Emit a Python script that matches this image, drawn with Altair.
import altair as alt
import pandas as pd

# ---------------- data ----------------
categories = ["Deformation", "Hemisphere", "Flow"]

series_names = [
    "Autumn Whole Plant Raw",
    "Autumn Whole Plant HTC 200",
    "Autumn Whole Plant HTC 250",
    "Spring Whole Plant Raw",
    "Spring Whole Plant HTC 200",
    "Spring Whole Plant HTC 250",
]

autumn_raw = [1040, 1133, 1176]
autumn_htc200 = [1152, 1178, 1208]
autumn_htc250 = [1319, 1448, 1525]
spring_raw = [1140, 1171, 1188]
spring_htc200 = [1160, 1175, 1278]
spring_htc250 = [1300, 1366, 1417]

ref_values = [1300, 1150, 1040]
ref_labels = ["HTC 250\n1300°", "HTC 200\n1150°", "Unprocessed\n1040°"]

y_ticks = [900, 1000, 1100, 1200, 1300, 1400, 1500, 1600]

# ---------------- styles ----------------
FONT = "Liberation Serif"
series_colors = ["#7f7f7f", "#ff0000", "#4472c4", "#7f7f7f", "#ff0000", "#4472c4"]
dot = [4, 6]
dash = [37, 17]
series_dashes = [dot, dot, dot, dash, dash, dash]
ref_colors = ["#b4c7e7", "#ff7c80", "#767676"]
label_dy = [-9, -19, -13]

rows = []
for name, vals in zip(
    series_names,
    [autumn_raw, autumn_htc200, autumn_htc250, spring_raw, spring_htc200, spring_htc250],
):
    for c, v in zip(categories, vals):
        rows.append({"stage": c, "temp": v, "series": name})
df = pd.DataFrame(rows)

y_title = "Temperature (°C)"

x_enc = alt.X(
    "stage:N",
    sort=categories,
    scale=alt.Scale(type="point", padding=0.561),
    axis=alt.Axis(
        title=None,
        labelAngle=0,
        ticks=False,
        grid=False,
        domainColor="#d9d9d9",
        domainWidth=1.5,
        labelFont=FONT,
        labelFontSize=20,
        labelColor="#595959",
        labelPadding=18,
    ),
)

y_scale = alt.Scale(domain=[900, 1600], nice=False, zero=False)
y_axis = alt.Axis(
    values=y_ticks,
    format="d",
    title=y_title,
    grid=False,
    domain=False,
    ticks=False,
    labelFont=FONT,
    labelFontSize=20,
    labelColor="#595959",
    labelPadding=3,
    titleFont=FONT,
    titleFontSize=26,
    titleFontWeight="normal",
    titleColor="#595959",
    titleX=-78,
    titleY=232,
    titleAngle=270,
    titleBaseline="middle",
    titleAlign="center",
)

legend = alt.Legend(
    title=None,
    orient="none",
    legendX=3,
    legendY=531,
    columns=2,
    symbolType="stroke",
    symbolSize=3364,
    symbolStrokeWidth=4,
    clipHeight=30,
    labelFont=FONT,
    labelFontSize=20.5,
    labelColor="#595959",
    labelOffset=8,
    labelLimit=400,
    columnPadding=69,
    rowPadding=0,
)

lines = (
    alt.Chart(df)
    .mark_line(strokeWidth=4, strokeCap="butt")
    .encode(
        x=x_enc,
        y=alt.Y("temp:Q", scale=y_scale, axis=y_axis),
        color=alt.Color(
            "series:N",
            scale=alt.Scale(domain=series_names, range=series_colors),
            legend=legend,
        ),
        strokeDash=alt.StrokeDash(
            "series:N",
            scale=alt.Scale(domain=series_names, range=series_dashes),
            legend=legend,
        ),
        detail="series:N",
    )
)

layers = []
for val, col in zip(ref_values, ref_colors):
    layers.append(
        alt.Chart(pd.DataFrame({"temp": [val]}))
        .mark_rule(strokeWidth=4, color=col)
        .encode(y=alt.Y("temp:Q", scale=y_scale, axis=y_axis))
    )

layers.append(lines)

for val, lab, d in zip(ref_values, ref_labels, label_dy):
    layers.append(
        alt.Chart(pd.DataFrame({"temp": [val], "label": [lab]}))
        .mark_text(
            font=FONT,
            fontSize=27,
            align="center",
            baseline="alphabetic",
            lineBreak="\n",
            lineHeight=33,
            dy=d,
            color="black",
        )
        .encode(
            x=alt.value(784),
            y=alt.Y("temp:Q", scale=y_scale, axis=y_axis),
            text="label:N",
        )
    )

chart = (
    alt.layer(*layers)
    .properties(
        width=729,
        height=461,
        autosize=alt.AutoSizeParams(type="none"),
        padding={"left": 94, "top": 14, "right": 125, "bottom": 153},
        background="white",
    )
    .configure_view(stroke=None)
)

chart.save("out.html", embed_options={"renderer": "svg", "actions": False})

_ _ _ _

> **Your objective**
Extract exactly the leading lines of the data, stopping at and including the line with "label_dy = [-9, -19, -13]".

> **Reply**
Emit a Python script that matches this image, drawn with Altair.
import altair as alt
import pandas as pd

# ---------------- data ----------------
categories = ["Deformation", "Hemisphere", "Flow"]

series_names = [
    "Autumn Whole Plant Raw",
    "Autumn Whole Plant HTC 200",
    "Autumn Whole Plant HTC 250",
    "Spring Whole Plant Raw",
    "Spring Whole Plant HTC 200",
    "Spring Whole Plant HTC 250",
]

autumn_raw = [1040, 1133, 1176]
autumn_htc200 = [1152, 1178, 1208]
autumn_htc250 = [1319, 1448, 1525]
spring_raw = [1140, 1171, 1188]
spring_htc200 = [1160, 1175, 1278]
spring_htc250 = [1300, 1366, 1417]

ref_values = [1300, 1150, 1040]
ref_labels = ["HTC 250\n1300°", "HTC 200\n1150°", "Unprocessed\n1040°"]

y_ticks = [900, 1000, 1100, 1200, 1300, 1400, 1500, 1600]

# ---------------- styles ----------------
FONT = "Liberation Serif"
series_colors = ["#7f7f7f", "#ff0000", "#4472c4", "#7f7f7f", "#ff0000", "#4472c4"]
dot = [4, 6]
dash = [37, 17]
series_dashes = [dot, dot, dot, dash, dash, dash]
ref_colors = ["#b4c7e7", "#ff7c80", "#767676"]
label_dy = [-9, -19, -13]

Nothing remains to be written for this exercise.